Have you ever thought where your tuition fees may be going or whether our humble institution invests with a moral compass in hand? Can we, as students, be sure that university business deals are made in the best interests of society or is the less than certain financial future of the University of Nottingham fueling unethical dealings?
Perhaps we should start with a well-known debacle; that of the 2001 donation by British American Tobacco (BAT) of around £4m to develop the International Centre for Corporate Social Responsibility. Many academics were furious at the University accepting investment from a fundamentally unethical industry. The donation led to a high profile resignation at the British Medical Journal and condemnation for appearing to legitimise an industry responsible for five million deaths per year. The business ethics of the University were thus called into question, but it wasn’t until 2007 that another unethical practice emerged.
If you can, cast your mind back to March of that year: a group of students plastered in blood and holding placards hold a ‘die-in’ outside the Portland Building. Most of us walk by and don’t take a second look. Perhaps this is our nature now, the sheer quantity of protests at Nottingham seem to have diluted their messages, warping each protest into a long-haired hippy-fest, with the same people guarding every picket.
It appears that we should have taken notice of the hippies’ cries “stop Nottingham’s involvement in the arms trade” as the University’s investments affect war in both an indirect, and – as Impact can exclusively reveal – a very direct one.
1994 to present has seen a partnership between the University of Nottingham’s School of Mechanical, Materials and Manufacturing Engineering and BAE Systems. The relationship has been instrumental to the development of MEMS Gyroscopes and has generated plenty of revenue for BAE. According to the services for business website (http://nottingham.ac.uk/servicesforbusiness) these gyroscopes are “utilised in a multitude of different applications, including high performance navigation systems and Electronic Stability Control (ESC) systems in cars.” What they fail to mention, however, is that these very devices developed at Nottingham are a core component in munitions guidance systems.
Take for example BAE’s Advanced Precision Kill Weapon System’s (APKWS) 2.75-inch guided rocket, which has just entered its final testing phase with the US Navy. The APKWS uses the SiIMU® inertial measurement unit which contains the aforementioned MEMS Gyroscopes. According to BAE, the system has also been sidelined for other weapon programs such as Excalibur XM982, NLOS-LS (Non Line of Sight-Launch System), C-KEM (Compact Kinetic Energy Missile), and JCM (Joint Common Missile).
The University’s involvement with BAE Systems runs deeper than this though, freely available figures show that in 2007 Nottingham University had around £250,000 invested with them. The company is currently under investigation for several offences by the Serious Fraud Office, relating to bribery running into hundreds of millions – most notably in the £43bn Al Yamamah arms deal. Couple this with numerous questionable activities such as supplying corrupt and murderous regimes, and we start to uncover a truly malevolent organization. Obvious questions therefore arise about our financing position with them.

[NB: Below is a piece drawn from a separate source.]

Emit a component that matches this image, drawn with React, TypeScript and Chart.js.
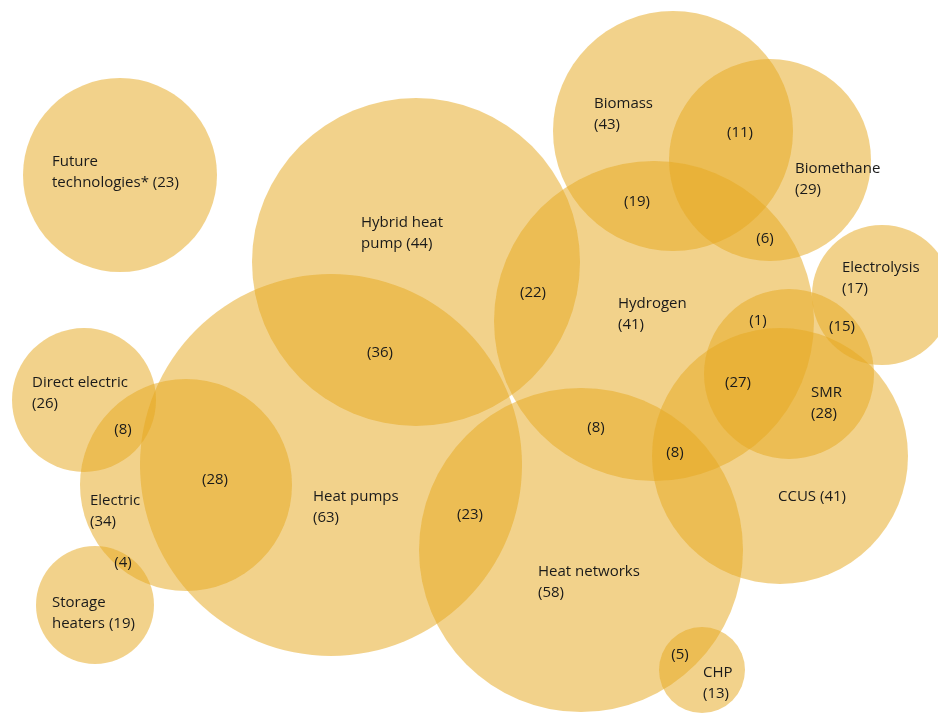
import React, { useEffect, useRef } from "react";
import { Chart, registerables } from "chart.js";

Chart.register(...registerables);

// Circles (sets): name, count, centre x / y and radius in chart units
const setNames = [
  "Future technologies*", "Hybrid heat pump", "Heat pumps", "Direct electric", "Electric",
  "Storage heaters", "Biomass", "Biomethane", "Hydrogen", "Electrolysis", "SMR", "CCUS",
  "Heat networks", "CHP",
];
const setCounts = [23, 44, 63, 26, 34, 19, 43, 29, 41, 17, 28, 41, 58, 13];
const setX = [120, 416, 331, 84, 186, 95, 673, 770, 654, 882, 789, 780, 581, 702];
const setY = [175, 262, 465, 400, 485, 605, 131, 160, 321, 295, 374, 456, 550, 670];
const setR = [97, 164, 191, 72, 106, 59, 120, 101, 160, 70, 85, 128, 162, 43];

// Set labels: text lines and anchor (left x, first-line centre y)
const labelLines = [
  ["Future", "technologies* (23)"],
  ["Hybrid heat", "pump (44)"],
  ["Heat pumps", "(63)"],
  ["Direct electric", "(26)"],
  ["Electric", "(34)"],
  ["Storage", "heaters (19)"],
  ["Biomass", "(43)"],
  ["Biomethane", "(29)"],
  ["Hydrogen", "(41)"],
  ["Electrolysis", "(17)"],
  ["SMR", "(28)"],
  ["CCUS (41)"],
  ["Heat networks", "(58)"],
  ["CHP", "(13)"],
];
const labelX = [52, 361, 313, 32, 90, 52, 594, 795, 618, 842, 811, 778, 538, 703];
const labelY = [162, 223, 497, 383, 501, 603, 104, 169, 304, 268, 393, 497, 572, 673];

// Overlap counts (centred)
const overlapValues = [11, 19, 6, 22, 36, 1, 15, 27, 8, 8, 8, 28, 4, 23, 5];
const overlapX = [740, 637, 765, 533, 380, 758, 842, 738, 596, 675, 123, 215, 123, 470, 680];
const overlapY = [133, 202, 239, 293, 353, 321, 327, 383, 428, 453, 430, 480, 563, 515, 655];

const FONT = '15px "Open Sans", Lato, sans-serif';
const TEXT_COLOR = "#1a1a1a";
const LINE_GAP = 21;

const labelPlugin = {
  id: "vennLabels",
  afterDatasetsDraw(chart: any) {
    const { ctx, scales } = chart;
    const xs = scales.x;
    const ys = scales.y;
    ctx.save();
    ctx.font = FONT;
    ctx.fillStyle = TEXT_COLOR;
    ctx.textBaseline = "middle";
    ctx.textAlign = "left";
    labelLines.forEach((lines, i) => {
      const px = xs.getPixelForValue(labelX[i]);
      const py = ys.getPixelForValue(labelY[i]);
      lines.forEach((t, j) => ctx.fillText(t, px, py + j * LINE_GAP));
    });
    ctx.textAlign = "center";
    overlapValues.forEach((v, i) => {
      ctx.fillText(`(${v})`, xs.getPixelForValue(overlapX[i]), ys.getPixelForValue(overlapY[i]));
    });
    ctx.restore();
  },
};

export default function App() {
  const ref = useRef<HTMLCanvasElement | null>(null);
  useEffect(() => {
    document.body.style.margin = "0";
    const canvas = ref.current;
    if (!canvas) return;
    const chart = new Chart(canvas, {
      type: "bubble",
      data: {
        datasets: [
          {
            label: "Sets",
            data: setNames.map((n, i) => ({ x: setX[i], y: setY[i], r: setR[i] })),
            backgroundColor: "rgba(230, 168, 32, 0.52)",
            borderWidth: 0,
            hoverRadius: 0,
            hoverBorderWidth: 0,
            clip: false as any,
          },
        ],
      },
      options: {
        responsive: false,
        animation: false,
        devicePixelRatio: 1,
        events: [],
        layout: { autoPadding: false, padding: 0 },
        scales: {
          x: { type: "linear", min: 0, max: 938, display: false },
          y: { type: "linear", min: 0, max: 715, reverse: true, display: false },
        },
        plugins: {
          legend: { display: false },
          tooltip: { enabled: false },
        },
      },
      plugins: [labelPlugin],
    });
    return () => chart.destroy();
  }, []);
  return (
    <div style={{ position: "fixed", left: 0, top: 0, width: 938, height: 715, background: "#fff" }}>
      <canvas ref={ref} width={938} height={715} style={{ display: "block" }} />
    </div>
  );
}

In purely investment terms we must turn our attention to a firm with which our institution entrusts vast amounts of capital, Barclays Global Investors (BGI). BGI (recently rebranded BlackRock) appear to be involved with a more sinister part of the arms trade. In a report in 2008 which had access to the Amadeus and Orbis databases detailing financial institution investment agreements, BGI were slated for investing over £80m in Textron who produce cluster bombs, an exceptionally inhumane form of munition. BGI also invested around £34m in Lockheed Martin who, not unlike BAE, have had various brushes with serious fraud and controversy. Most conspicuously, Lockheed were outed in 2004 for interrogation contracting at Abu Ghraib and the Bagram Theater Internment Facility where two civilian prisoners were chained to the ceiling of their cells and beaten to death.
Before you go and bang on the door of the Vice Chancellor though, we also place considerable investment within the Newton Investment Fund, which has an exceptional track record in corporate responsibility, so it’s not all bad…
Until the University is completely open about their dealings, we cannot be completely sure as to the full extent of our involvement with contentious firms. But for the moment, think twice about the chaps that swan around in the Trent Building, knowing full well that they are at the helm of an institution very much involved with the Arms Trade.